Along the way, the reluctant sleuths uncover Nazism, Biblical perversion, ritualistic homicide and each other’s private parts—you guess which they prefer. Through it all, Opley keeps the tone bleak and pacing taut, masking an otherwise routine whodunit in brutal flourishes. The Girl with the Dragon Tattoo isn’t pretty, and praise be for that. A rather vicious rape scene early on delivers a white-knuckled punch to the gut, driven home by Rapace’s ballsy and all-too-real-feeling performance; it’s a hair short of Monica Bellucci in Irreversible, but the shock certainly awes here.

In that tough moment of sexual violation, Rapace’s acting anchors the tension, just as the collective work of all thespians involved does throughout. The central mystery of The Girl with the Dragon Tattoo isn’t all that difficult to solve; the ultimate villain is the typical once-our-friend bit player that ardent fans of Agatha Christie novels should easily finger. The character of Mikael, meanwhile, is a one-dimensional plot-mover, bland in personality yet useful for exposition. But Opley doesn’t let these flaws deter his directorial motives; he licks his proverbial chops and exhibits a knack for haunting visuals. The film’s use of ghost-eyed black-and-white portraits is especially unnerving.

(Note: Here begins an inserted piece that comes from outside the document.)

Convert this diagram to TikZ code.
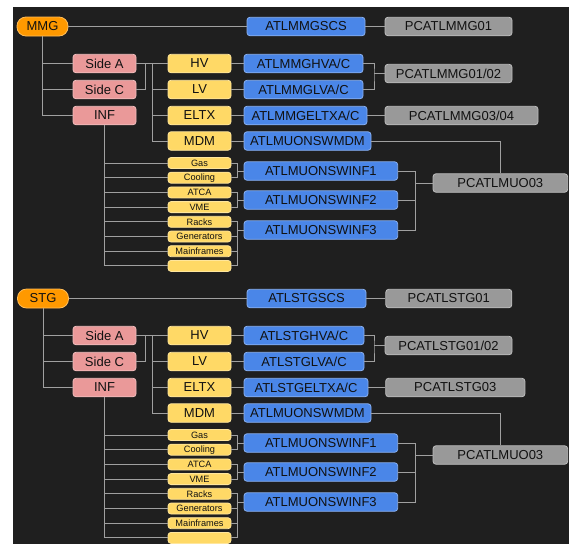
\documentclass[tikz,border=0pt]{standalone}
\usepackage{fontspec}
\setmainfont{Liberation Sans}
\usetikzlibrary{calc}
\definecolor{bgc}{HTML}{1F1F1F}
\definecolor{orng}{HTML}{FF9900}
\definecolor{pnk}{HTML}{EA9999}
\definecolor{yel}{HTML}{FFD966}
\definecolor{blu}{HTML}{4A86E8}
\definecolor{gry}{HTML}{999999}
\definecolor{lnc}{HTML}{A0A0A0}
\definecolor{txt}{HTML}{111111}
\tikzset{
 box/.style={rectangle, rounded corners=3pt, inner sep=0pt, minimum height=18.5pt, text=txt, font=\fontsize{13}{15}\selectfont, line width=0.8pt},
 orangebox/.style={box, fill=orng, draw=orng!65!white, rounded corners=9pt},
 pinkbox/.style={box, fill=pnk, draw=pnk!65!white, minimum width=63pt},
 yelbox/.style={box, fill=yel, draw=yel!65!white, minimum width=63pt},
 smallbox/.style={yelbox, minimum height=11pt, font=\fontsize{9.2}{10}\selectfont},
 bluebox/.style={box, fill=blu, draw=blu!65!white},
 graybox/.style={box, fill=gry, draw=gry!65!white},
 conn/.style={draw=lnc, line width=0.9pt},
}
\begin{document}
\begin{tikzpicture}[x=1pt,y=-1pt]
\useasboundingbox (0,0) rectangle (569,544);
\fill[white] (0,0) rectangle (569,544);
\fill[bgc] (13,7) rectangle (569,544);

% ================= MMG section =================
\node[orangebox, minimum width=51pt, minimum height=19pt] (mtop) at (42.5,26.5) {MMG};
\node[bluebox, minimum width=118pt] (mscs) at (306,26.5) {ATLMMGSCS};
\node[graybox, minimum width=127pt] (mpc01) at (448.5,26.5) {PCATLMMG01};

\node[pinkbox] (msa) at (104.5,63.5) {Side A};
\node[pinkbox] (msc) at (104.5,89.5) {Side C};
\node[pinkbox] (minf) at (104.5,115.5) {INF};

\node[yelbox] (mhv) at (199.5,63.5) {HV};
\node[yelbox] (mlv) at (199.5,89.5) {LV};
\node[yelbox] (meltx) at (199.5,115.5) {ELTX};
\node[yelbox] (mmdm) at (199.5,141) {MDM};

\node[bluebox, minimum width=119pt] (mbhv) at (303.5,63.5) {ATLMMGHVA/C};
\node[bluebox, minimum width=119pt] (mblv) at (303.5,89.5) {ATLMMGLVA/C};
\node[bluebox, minimum width=123pt] (mbeltx) at (305.5,115.5) {ATLMMGELTXA/C};
\node[bluebox, minimum width=127pt] (mbmdm) at (307.5,141) {ATLMUONSWMDM};

\node[graybox, minimum width=127pt] (mpc0102) at (448.5,73.5) {PCATLMMG01/02};
\node[graybox, minimum width=153pt] (mpc0304) at (461.5,115.5) {PCATLMMG03/04};

\node[smallbox] (mgas) at (199.5,163) {Gas};
\node[smallbox] (mcool) at (199.5,177.7) {Cooling};
\node[smallbox] (matca) at (199.5,192.4) {ATCA};
\node[smallbox] (mvme) at (199.5,207.1) {VME};
\node[smallbox] (mracks) at (199.5,221.8) {Racks};
\node[smallbox] (mgen) at (199.5,236.5) {Generators};
\node[smallbox] (mmain) at (199.5,251.2) {Mainframes};
\node[smallbox] (mempty) at (199.5,265.9) {};

\node[bluebox, minimum width=153.7pt] (mbinf1) at (320.85,171) {ATLMUONSWINF1};
\node[bluebox, minimum width=153.7pt] (mbinf2) at (320.85,200) {ATLMUONSWINF2};
\node[bluebox, minimum width=153.7pt] (mbinf3) at (320.85,230) {ATLMUONSWINF3};
\node[graybox, minimum width=134.7pt] (mpcmuo) at (500.35,183) {PCATLMUO03};

\coordinate (mj1) at (145,63.5);
\coordinate (mj2) at (152,63.5);
\coordinate (mj3) at (374,73.5);
\coordinate (mk1) at (237.7,171);
\coordinate (mk2) at (237.7,200);
\coordinate (mk3) at (237.7,230);
\coordinate (mk4) at (415.7,183);

\draw[conn] (mtop) -- (mscs);
\draw[conn] (mscs) -- (mpc01);
\draw[conn] (mtop.south) |- (msa.west);
\draw[conn] (mtop.south) |- (msc.west);
\draw[conn] (mtop.south) |- (minf.west);
\draw[conn] (msa) -- (mhv);
\draw[conn] (msc.east) -| (mj1);
\draw[conn] (mj2) |- (mlv.west);
\draw[conn] (mj2) |- (meltx.west);
\draw[conn] (mj2) |- (mmdm.west);
\draw[conn] (mhv) -- (mbhv);
\draw[conn] (mlv) -- (mblv);
\draw[conn] (meltx) -- (mbeltx);
\draw[conn] (mmdm) -- (mbmdm);
\draw[conn] (mbhv.east) -| (mj3) |- (mblv.east);
\draw[conn] (mj3) -- (mpc0102.west);
\draw[conn] (mbeltx) -- (mpc0304);
\draw[conn] (mbmdm.east) -| (mpcmuo.north);
\foreach \n in {mgas,mcool,matca,mvme,mracks,mgen,mmain,mempty}
  \draw[conn] (minf.south) |- (\n.west);
\draw[conn] (mgas.east) -| (mk1) |- (mcool.east);
\draw[conn] (mk1) -- (mbinf1.west);
\draw[conn] (matca.east) -| (mk2) |- (mvme.east);
\draw[conn] (mk2) -- (mbinf2.west);
\draw[conn] (mracks.east) -| (mk3) |- (mempty.east);
\draw[conn] (mgen.east) -- (mgen.east -| mk3);
\draw[conn] (mmain.east) -- (mmain.east -| mk3);
\draw[conn] (mk3) -- (mbinf3.west);
\draw[conn] (mbinf1.east) -| (mk4) |- (mbinf3.east);
\draw[conn] (mbinf2.east) -- (mbinf2.east -| mk4);
\draw[conn] (mk4) -- (mpcmuo.west);

% ================= STG section =================
\begin{scope}[shift={(0,272)}]
\node[orangebox, minimum width=51pt, minimum height=19pt] (stop) at (43,26.5) {STG};
\node[bluebox, minimum width=119pt] (sscs) at (306.5,26.5) {ATLSTGSCS};
\node[graybox, minimum width=126pt] (spc01) at (448.8,26.5) {PCATLSTG01};

\node[pinkbox] (ssa) at (104.5,63.5) {Side A};
\node[pinkbox] (ssc) at (104.5,89.5) {Side C};
\node[pinkbox] (sinf) at (104.5,115.5) {INF};

\node[yelbox] (shv) at (199.5,63.5) {HV};
\node[yelbox] (slv) at (199.5,89.5) {LV};
\node[yelbox] (seltx) at (199.5,115.5) {ELTX};
\node[yelbox] (smdm) at (199.5,141) {MDM};

\node[bluebox, minimum width=120pt] (sbhv) at (304,63.5) {ATLSTGHVA/C};
\node[bluebox, minimum width=120pt] (sblv) at (304,89.5) {ATLSTGLVA/C};
\node[bluebox, minimum width=124pt] (sbeltx) at (306,115.5) {ATLSTGELTXA/C};
\node[bluebox, minimum width=127pt] (sbmdm) at (307.5,141) {ATLMUONSWMDM};

\node[graybox, minimum width=127pt] (spc0102) at (448.5,73.5) {PCATLSTG01/02};
\node[graybox, minimum width=139.3pt] (spc03) at (455.3,115.5) {PCATLSTG03};

\node[smallbox] (sgas) at (199.5,163) {Gas};
\node[smallbox] (scool) at (199.5,177.7) {Cooling};
\node[smallbox] (satca) at (199.5,192.4) {ATCA};
\node[smallbox] (svme) at (199.5,207.1) {VME};
\node[smallbox] (sracks) at (199.5,221.8) {Racks};
\node[smallbox] (sgen) at (199.5,236.5) {Generators};
\node[smallbox] (smain) at (199.5,251.2) {Mainframes};
\node[smallbox] (sempty) at (199.5,265.9) {};

\node[bluebox, minimum width=153.7pt] (sbinf1) at (320.85,171) {ATLMUONSWINF1};
\node[bluebox, minimum width=153.7pt] (sbinf2) at (320.85,200) {ATLMUONSWINF2};
\node[bluebox, minimum width=153.7pt] (sbinf3) at (320.85,230) {ATLMUONSWINF3};
\node[graybox, minimum width=134.7pt] (spcmuo) at (500.35,183) {PCATLMUO03};

\coordinate (sj1) at (145,63.5);
\coordinate (sj2) at (152,63.5);
\coordinate (sj3) at (374,73.5);
\coordinate (sk1) at (237.7,171);
\coordinate (sk2) at (237.7,200);
\coordinate (sk3) at (237.7,230);
\coordinate (sk4) at (415.7,183);

\draw[conn] (stop) -- (sscs);
\draw[conn] (sscs) -- (spc01);
\draw[conn] (stop.south) |- (ssa.west);
\draw[conn] (stop.south) |- (ssc.west);
\draw[conn] (stop.south) |- (sinf.west);
\draw[conn] (ssa) -- (shv);
\draw[conn] (ssc.east) -| (sj1);
\draw[conn] (sj2) |- (slv.west);
\draw[conn] (sj2) |- (seltx.west);
\draw[conn] (sj2) |- (smdm.west);
\draw[conn] (shv) -- (sbhv);
\draw[conn] (slv) -- (sblv);
\draw[conn] (seltx) -- (sbeltx);
\draw[conn] (smdm) -- (sbmdm);
\draw[conn] (sbhv.east) -| (sj3) |- (sblv.east);
\draw[conn] (sj3) -- (spc0102.west);
\draw[conn] (sbeltx) -- (spc03);
\draw[conn] (sbmdm.east) -| (spcmuo.north);
\foreach \n in {sgas,scool,satca,svme,sracks,sgen,smain,sempty}
  \draw[conn] (sinf.south) |- (\n.west);
\draw[conn] (sgas.east) -| (sk1) |- (scool.east);
\draw[conn] (sk1) -- (sbinf1.west);
\draw[conn] (satca.east) -| (sk2) |- (svme.east);
\draw[conn] (sk2) -- (sbinf2.west);
\draw[conn] (sracks.east) -| (sk3) |- (sempty.east);
\draw[conn] (sgen.east) -- (sgen.east -| sk3);
\draw[conn] (smain.east) -- (smain.east -| sk3);
\draw[conn] (sk3) -- (sbinf3.west);
\draw[conn] (sbinf1.east) -| (sk4) |- (sbinf3.east);
\draw[conn] (sbinf2.east) -- (sbinf2.east -| sk4);
\draw[conn] (sk4) -- (spcmuo.west);
\end{scope}
\end{tikzpicture}
\end{document}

The character of Lisbeth Salander has become an adventurous book-lover’s favorite, and Rapace’s embodiment in Opley’s adaptation makes one hell of a sales pitch to those leery of reading Larsson’s source material. The 31-year-old Swedish actress says mouthfuls without parting her lips, filling her eyes and body language with the necessary emotions. Nailing the role’s hinted-at mental imbalance and guarded temperament, Rapace leaves a lasting first impression not unlike those in recent years of Ellen Page (Juno) and Carey Mulligan (An Education). That both Academy Award-nominated breakouts have been rumored as frontrunners for a potential David Fincher-helmed remake of The Girl with the Dragon Tattoo makes sense. Interestingly enough, a sick bit of S&M-inspired vengeance (after the aforementioned rape) is right up Page’s Hard Candy alley.

The Girl with the Dragon Tattoo isn’t a game-changer—Opley’s film is simply a grade-A international thriller worthy of a larger American viewership than it’s currently meeting. Fellow Swede Tomas Alfredson, of Let the Right One In notoriety, can no doubt sympathize.